With a selection of her self-penned songs, Johann Sebastian Bach preludes, a vinyl platter of frogs croaking and the odd well-known cover tune thrown in, Hille sets about entertaining her audience with an eclectic mix of songs that are at times lively, yet sometimes poignant. Kathy Hinde’s field recording of those croaking frogs played on a hi-fidelity turntable was a delightful segue to “Spring Can Really Hang You up the Most.”

The artist has led quite a full life with many personal loves and tragedies and heartbreak and happiness along the way. Hille frequently writes songs about love and tragedy and in this one-woman show we see where the inspiration comes from.

Maiko Yamamoto and James Long from Theatre Replacement help guide Hille’s oft-times quirky narrative, though very much with an arm’s length approach. With four different camera viewpoints, it was important to get the lighting just right and Sophie Tang does that.

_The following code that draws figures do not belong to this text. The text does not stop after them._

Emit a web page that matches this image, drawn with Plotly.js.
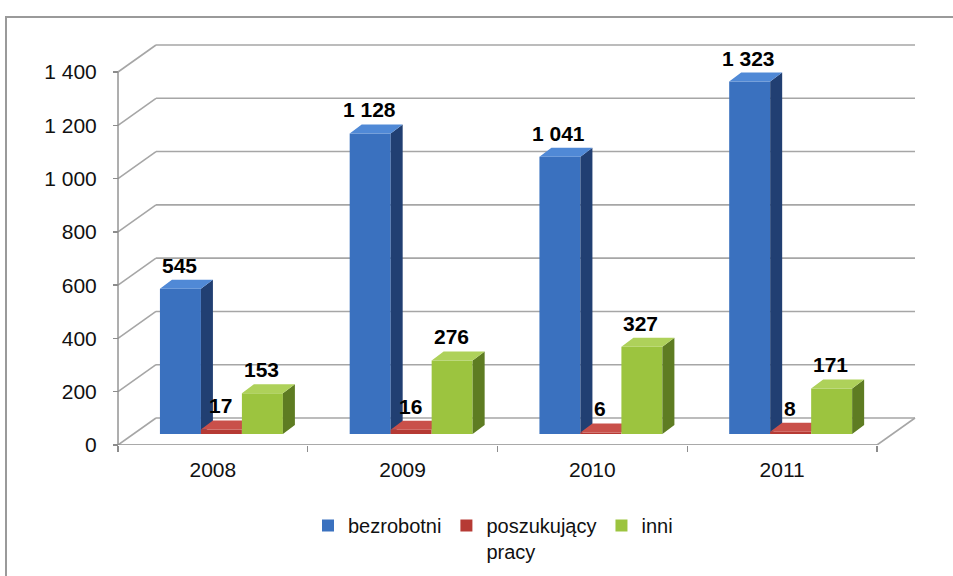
<!DOCTYPE html>
<html>
<head>
<meta charset="utf-8">
<script src="https://cdn.plot.ly/plotly-3.0.1.min.js"></script>
<style>
html,body{margin:0;padding:0;background:#fff;}
#chart{width:953px;height:576px;}
</style>
</head>
<body>
<div id="chart"></div>
<script>
// ---- data ----
const years = ['2008', '2009', '2010', '2011'];
const bezrobotni = [545, 1128, 1041, 1323];
const poszukujacy = [17, 16, 6, 8];
const inni = [153, 276, 327, 171];
const seriesNames = ['bezrobotni', 'poszukujący<br>pracy', 'inni'];
const yTickVals = [0, 200, 400, 600, 800, 1000, 1200, 1400];
const yTickText = ['0', '200', '400', '600', '800', '1 000', '1 200', '1 400'];

// ---- styling / geometry constants ----
const W = 953, H = 576;
const FONT = 'Arial, "Liberation Sans", sans-serif';
const xMin = -0.52, xMax = 3.72, yMax = 1510;
const pxPerX = 189.75;              // px per category
const pxPerY = 373 / 1400;          // px per value unit
const frontLeftPx = 118, floorPx = 445;
const domLeftPx = frontLeftPx + (xMin + 0.5) * pxPerX;
const domRightPx = frontLeftPx + (xMax + 0.5) * pxPerX;
const domTopPx = floorPx - yMax * pxPerY;
const DXF = 38 / pxPerX, DYF = 27 / pxPerY;      // back wall offset
const DXB = 12 / pxPerX, DYB = 9 / pxPerY;       // bar depth offset
const BASE = 11 / pxPerY;                        // bar plane above floor
const barW = 0.216;
const offsets = [-0.279, -0.063, 0.153];
const colors = {
  front: ['#3a71bf', '#b63a34', '#9cc43f'],
  side:  ['#213f72', '#7a2422', '#5e7c22'],
  top:   ['#5089d6', '#c9504a', '#aed15a']
};
const gridColor = '#a6a6a6';

const seriesVals = [bezrobotni, poszukujacy, inni];
const fmt = n => String(n).replace(/\B(?=(\d{3})+(?!\d))/g, ' ');
const xs = years.map((_, i) => i);

const traces = [];
const annotations = [];
seriesVals.forEach((vals, s) => {
  const ax = s === 0 ? 'x' : 'x' + (s + 1);
  const ay = s === 0 ? 'y' : 'y' + (s + 1);
  traces.push({
    type: 'bar', x: xs, y: vals, base: BASE, width: barW, offset: offsets[s],
    name: seriesNames[s], xaxis: ax, yaxis: ay,
    marker: {color: colors.front[s], line: {width: 0}},
    hoverinfo: 'skip'
  });
  const sx = [], sy = [], tx = [], ty = [];
  vals.forEach((v, i) => {
    const xl = i + offsets[s], xr = xl + barW, top = BASE + v;
    if (s !== 1) {
      sx.push(xr, xr + DXB, xr + DXB, xr, xr, null);
      sy.push(BASE, BASE + DYB, top + DYB, top, BASE, null);
    }
    tx.push(xl, xr, xr + DXB, xl + DXB, xl, null);
    ty.push(top, top, top + DYB, top + DYB, top, null);
    annotations.push({
      x: xl + barW / 2, y: top, xref: ax, yref: ay,
      text: '<b>' + fmt(v) + '</b>', showarrow: false,
      yanchor: 'bottom', yshift: 10, xshift: -1,
      font: {family: FONT, size: 21, color: '#000'}
    });
  });
  if (sx.length) traces.push({type: 'scatter', x: sx, y: sy, xaxis: ax, yaxis: ay, mode: 'none',
    fill: 'toself', fillcolor: colors.side[s], showlegend: false, hoverinfo: 'skip'});
  traces.push({type: 'scatter', x: tx, y: ty, xaxis: ax, yaxis: ay, mode: 'none',
    fill: 'toself', fillcolor: colors.top[s], showlegend: false, hoverinfo: 'skip'});
});

// ---- 3D frame shapes (walls, floor, gridlines) ----
const shapes = [];
const ln = (x0, y0, x1, y1, c, w) => ({type: 'line', xref: 'x', yref: 'y', x0, y0, x1, y1,
  layer: 'below', line: {color: c || gridColor, width: w || 1.6}});
yTickVals.forEach(v => {
  shapes.push(ln(-0.5, v, -0.5 + DXF, v + DYF));
  shapes.push(ln(-0.5 + DXF, v + DYF, 3.5 + DXF, v + DYF));
});
shapes.push(ln(3.5, 0, 3.5 + DXF, DYF));
shapes.push(ln(-0.5, 0, -0.5, 1400, '#8c8c8c', 1.4));
shapes.push(ln(-0.5, 0, 3.5, 0, '#8c8c8c', 1.4));
shapes.push({type: 'rect', xref: 'paper', yref: 'paper', x0: 6 / W, x1: 1.02, y0: -0.02, y1: 1 - 17 / H,
  layer: 'below', line: {color: '#9a9a9a', width: 2}, fillcolor: 'rgba(0,0,0,0)'});

const xDom = [domLeftPx / W, domRightPx / W];
const yDom = [1 - floorPx / H, 1 - domTopPx / H];
const hiddenX = {range: [xMin, xMax], domain: xDom, visible: false, overlaying: 'x', fixedrange: true};
const hiddenY = {range: [0, yMax], domain: yDom, visible: false, fixedrange: true};

const layout = {
  width: W, height: H,
  margin: {l: 0, r: 0, t: 0, b: 0},
  paper_bgcolor: '#fff', plot_bgcolor: 'rgba(0,0,0,0)',
  barmode: 'overlay',
  showlegend: true,
  xaxis: {
    range: [xMin, xMax], domain: xDom, showgrid: false, zeroline: false, showline: false,
    tickvals: xs, ticktext: years, ticks: '', ticklabelstandoff: 10,
    tickfont: {family: FONT, size: 21, color: '#111'},
    minor: {tickvals: [-0.5, 0.5, 1.5, 2.5, 3.5], ticks: 'outside', ticklen: 6, tickcolor: '#8c8c8c', tickwidth: 1.4, showgrid: false},
    fixedrange: true
  },
  yaxis: {
    range: [0, yMax], domain: yDom, anchor: 'free', position: frontLeftPx / W,
    showgrid: false, zeroline: false, showline: false,
    tickvals: yTickVals, ticktext: yTickText, ticks: 'outside', ticklen: 5,
    tickcolor: '#8c8c8c', tickwidth: 1.4, ticklabelstandoff: 12,
    tickfont: {family: FONT, size: 21, color: '#111'}, fixedrange: true
  },
  xaxis2: Object.assign({}, hiddenX, {anchor: 'y2'}),
  yaxis2: Object.assign({}, hiddenY, {anchor: 'x2', overlaying: 'y'}),
  xaxis3: Object.assign({}, hiddenX, {anchor: 'y3'}),
  yaxis3: Object.assign({}, hiddenY, {anchor: 'x3', overlaying: 'y'}),
  legend: {
    orientation: 'h', x: 493 / W, xanchor: 'center', y: 1 - 506 / H, yanchor: 'top',
    font: {family: FONT, size: 20, color: '#111'}, itemwidth: 30, traceorder: 'normal',
    valign: 'top', tracegroupgap: 0
  },
  shapes: shapes,
  annotations: annotations
};

Plotly.newPlot('chart', traces, layout, {displayModeBar: false, staticPlot: true});
</script>
</body>
</html>
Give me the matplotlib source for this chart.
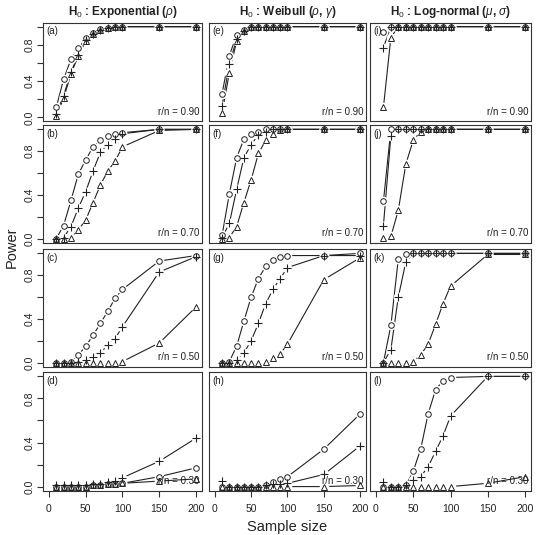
import matplotlib
matplotlib.use('Agg')
import matplotlib.pyplot as plt

plt.rcParams['font.family'] = 'Liberation Sans'
plt.rcParams['mathtext.fontset'] = 'custom'
plt.rcParams['mathtext.rm'] = 'Liberation Sans'
plt.rcParams['mathtext.it'] = 'Liberation Sans:italic'
plt.rcParams['mathtext.bf'] = 'Liberation Sans:bold'

# sample sizes
n = [10, 20, 30, 40, 50, 60, 70, 80, 90, 100, 150, 200]

titles = [r'$\mathbf{H}_0$ : Exponential ($\rho$)',
          r'$\mathbf{H}_0$ : Weibull ($\rho$, $\gamma$)',
          r'$\mathbf{H}_0$ : Log-normal ($\mu$, $\sigma$)']
ratios = ['0.90', '0.70', '0.50', '0.30']
letters = [['a', 'e', 'i'], ['b', 'f', 'j'], ['c', 'g', 'k'], ['d', 'h', 'l']]

# power values: circle / plus / triangle series
a_circ = [0.11, 0.42, 0.64, 0.76, 0.87, 0.93, 0.97, 0.99, 1.0, 1.0, 1.0, 1.0]
a_plus = [0.04, 0.24, 0.50, 0.69, 0.85, 0.92, 0.96, 0.98, 1.0, 1.0, 1.0, 1.0]
a_tri = [0.02, 0.21, 0.48, 0.68, 0.84, 0.92, 0.96, 0.98, 1.0, 1.0, 1.0, 1.0]

e_circ = [0.26, 0.68, 0.91, 0.96, 1.0, 1.0, 1.0, 1.0, 1.0, 1.0, 1.0, 1.0]
e_plus = [0.13, 0.59, 0.86, 0.95, 1.0, 1.0, 1.0, 1.0, 1.0, 1.0, 1.0, 1.0]
e_tri = [0.05, 0.49, 0.84, 0.95, 1.0, 1.0, 1.0, 1.0, 1.0, 1.0, 1.0, 1.0]

i_circ = [0.94, 1.0, 1.0, 1.0, 1.0, 1.0, 1.0, 1.0, 1.0, 1.0, 1.0, 1.0]
i_plus = [0.77, 1.0, 1.0, 1.0, 1.0, 1.0, 1.0, 1.0, 1.0, 1.0, 1.0, 1.0]
i_tri = [0.11, 0.88, 1.0, 1.0, 1.0, 1.0, 1.0, 1.0, 1.0, 1.0, 1.0, 1.0]

b_circ = [0.0, 0.12, 0.35, 0.59, 0.72, 0.84, 0.90, 0.94, 0.96, 0.97, 1.0, 1.0]
b_plus = [0.0, 0.01, 0.11, 0.28, 0.43, 0.62, 0.79, 0.86, 0.91, 0.96, 1.0, 1.0]
b_tri = [0.0, 0.0, 0.01, 0.08, 0.17, 0.33, 0.49, 0.62, 0.71, 0.84, 0.99, 1.0]

f_circ = [0.03, 0.41, 0.74, 0.91, 0.96, 0.98, 1.0, 1.0, 1.0, 1.0, 1.0, 1.0]
f_plus = [0.01, 0.14, 0.45, 0.74, 0.86, 0.95, 0.98, 1.0, 1.0, 1.0, 1.0, 1.0]
f_tri = [0.0, 0.01, 0.11, 0.33, 0.54, 0.78, 0.90, 0.96, 0.99, 1.0, 1.0, 1.0]

j_circ = [0.34, 1.0, 1.0, 1.0, 1.0, 1.0, 1.0, 1.0, 1.0, 1.0, 1.0, 1.0]
j_plus = [0.12, 0.94, 1.0, 1.0, 1.0, 1.0, 1.0, 1.0, 1.0, 1.0, 1.0, 1.0]
j_tri = [0.01, 0.02, 0.26, 0.68, 0.90, 0.98, 1.0, 1.0, 1.0, 1.0, 1.0, 1.0]

c_circ = [0.0, 0.0, 0.01, 0.07, 0.15, 0.25, 0.36, 0.47, 0.59, 0.67, 0.93, 0.98]
c_plus = [0.0, 0.0, 0.0, 0.01, 0.02, 0.05, 0.09, 0.16, 0.22, 0.33, 0.83, 0.97]
c_tri = [0.0, 0.0, 0.0, 0.0, 0.0, 0.0, 0.0, 0.0, 0.0, 0.01, 0.18, 0.51]

g_circ = [0.0, 0.01, 0.15, 0.38, 0.60, 0.77, 0.88, 0.94, 0.97, 0.98, 0.98, 1.0]
g_plus = [0.0, 0.0, 0.02, 0.09, 0.20, 0.36, 0.54, 0.67, 0.77, 0.87, 0.98, 0.98]
g_tri = [0.0, 0.0, 0.0, 0.0, 0.0, 0.0, 0.01, 0.04, 0.08, 0.17, 0.76, 0.96]

k_circ = [0.0, 0.34, 0.95, 0.99, 1.0, 1.0, 1.0, 1.0, 1.0, 1.0, 1.0, 1.0]
k_plus = [0.0, 0.12, 0.60, 0.92, 1.0, 1.0, 1.0, 1.0, 1.0, 1.0, 1.0, 1.0]
k_tri = [0.0, 0.0, 0.0, 0.0, 0.01, 0.07, 0.17, 0.35, 0.54, 0.70, 0.99, 0.99]

d_circ = [0.0, 0.0, 0.0, 0.0, 0.0, 0.01, 0.01, 0.02, 0.02, 0.03, 0.09, 0.17]
d_plus = [0.01, 0.01, 0.01, 0.01, 0.01, 0.02, 0.02, 0.04, 0.05, 0.08, 0.23, 0.44]
d_tri = [0.0, 0.0, 0.0, 0.0, 0.0, 0.01, 0.01, 0.02, 0.02, 0.03, 0.05, 0.07]

h_circ = [0.0, 0.0, 0.0, 0.0, 0.0, 0.0, 0.01, 0.04, 0.07, 0.09, 0.34, 0.66]
h_plus = [0.05, 0.0, 0.0, 0.0, 0.0, 0.0, 0.01, 0.02, 0.02, 0.03, 0.11, 0.37]
h_tri = [0.0, 0.0, 0.0, 0.0, 0.0, 0.0, 0.0, 0.0, 0.0, 0.0, 0.0, 0.01]

l_circ = [0.0, 0.0, 0.0, 0.01, 0.14, 0.34, 0.66, 0.88, 0.96, 0.99, 1.0, 1.0]
l_plus = [0.04, 0.0, 0.0, 0.01, 0.06, 0.09, 0.18, 0.32, 0.46, 0.64, 1.0, 1.0]
l_tri = [0.0, 0.0, 0.0, 0.0, 0.0, 0.0, 0.0, 0.0, 0.0, 0.0, 0.03, 0.09]

series = {
    'a': (a_circ, a_plus, a_tri), 'e': (e_circ, e_plus, e_tri), 'i': (i_circ, i_plus, i_tri),
    'b': (b_circ, b_plus, b_tri), 'f': (f_circ, f_plus, f_tri), 'j': (j_circ, j_plus, j_tri),
    'c': (c_circ, c_plus, c_tri), 'g': (g_circ, g_plus, g_tri), 'k': (k_circ, k_plus, k_tri),
    'd': (d_circ, d_plus, d_tri), 'h': (h_circ, h_plus, h_tri), 'l': (l_circ, l_plus, l_tri),
}

W, H = 536, 535
fig = plt.figure(figsize=(W / 100, H / 100), dpi=100)

# panel frames in pixels
cols = [(43, 202), (209, 366), (370, 531)]
rows = [(23, 121), (125, 243), (249, 367), (372, 491)]
ink = '#222222'

for r, (y0, y1) in enumerate(rows):
    for c, (x0, x1) in enumerate(cols):
        ax = fig.add_axes([x0 / W, 1 - y1 / H, (x1 - x0) / W, (y1 - y0) / H])
        circ, plus, tri = series[letters[r][c]]

        # lines first, then white gaps round the points (like R type="b"), then symbols
        for y in (circ, plus, tri):
            ax.plot(n, y, color=ink, lw=0.8, zorder=1)
        for y in (circ, plus, tri):
            ax.plot(n, y, ls='none', marker='o', ms=7, mfc='white', mec='none', zorder=2)
        ax.plot(n, circ, ls='none', marker='o', ms=4, mfc='none', mec=ink, mew=0.7, zorder=3)
        ax.plot(n, plus, ls='none', marker='+', ms=6, mec=ink, mew=0.8, zorder=3)
        ax.plot(n, tri, ls='none', marker='^', ms=4.5, mfc='none', mec=ink, mew=0.7, zorder=3)

        ax.set_xlim(-8, 208)
        ax.set_ylim(-0.04, 1.04)
        for s in ax.spines.values():
            s.set_color('#333333')
            s.set_linewidth(0.8)
            s.set_zorder(4)

        ax.set_xticks([0, 50, 100, 150, 200])
        ax.set_yticks([0.0, 0.2, 0.4, 0.6, 0.8, 1.0])
        ax.tick_params(direction='out', length=4, width=0.8, color='#333333',
                       labelsize=7.5, labelcolor='#222222')
        ax.tick_params(axis='x', pad=5)
        ax.tick_params(axis='y', pad=2)
        if c == 0:
            ax.set_yticklabels(['0.0', '', '0.4', '', '0.8', ''], rotation=90, va='center')
        else:
            ax.tick_params(axis='y', left=False, labelleft=False)
        if r < 3:
            ax.tick_params(axis='x', bottom=False, labelbottom=False)

        ax.text(0.02, 0.97, '(' + letters[r][c] + ')', transform=ax.transAxes,
                ha='left', va='top', fontsize=7, color=ink, zorder=5)
        ax.text(0.985, 0.04, 'r/n = ' + ratios[r], transform=ax.transAxes,
                ha='right', va='bottom', fontsize=7, color=ink, zorder=5)

for c, (x0, x1) in enumerate(cols):
    fig.text((x0 + x1) / 2 / W, 1 - 12 / H, titles[c], ha='center', va='center',
             fontsize=8.5, fontweight='bold', color=ink)

fig.text(12 / W, 1 - 247 / H, 'Power', rotation=90, ha='center', va='center',
         fontsize=10.5, color=ink)
fig.text(287 / W, 1 - 527 / H, 'Sample size', ha='center', va='center',
         fontsize=10.5, color=ink)

fig.savefig('out.png', dpi=100)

Orra White Hitchcock’s painting of “Sectional View of the Crust of the Earth” provides an interesting backdrop though is hardly intended as an accurate depiction.

In one of her engaging anecdotes, Hille relates the story of her family returning to Vancouver from Portland as a curious twelve-year-old in May,1980. Passing Mount St.Helene in Washington State and thinking “looks like it’s about to blow” – two days later it did! If Veda Hille would like us to think of her as a ‘little volcano’ that’s fine with me.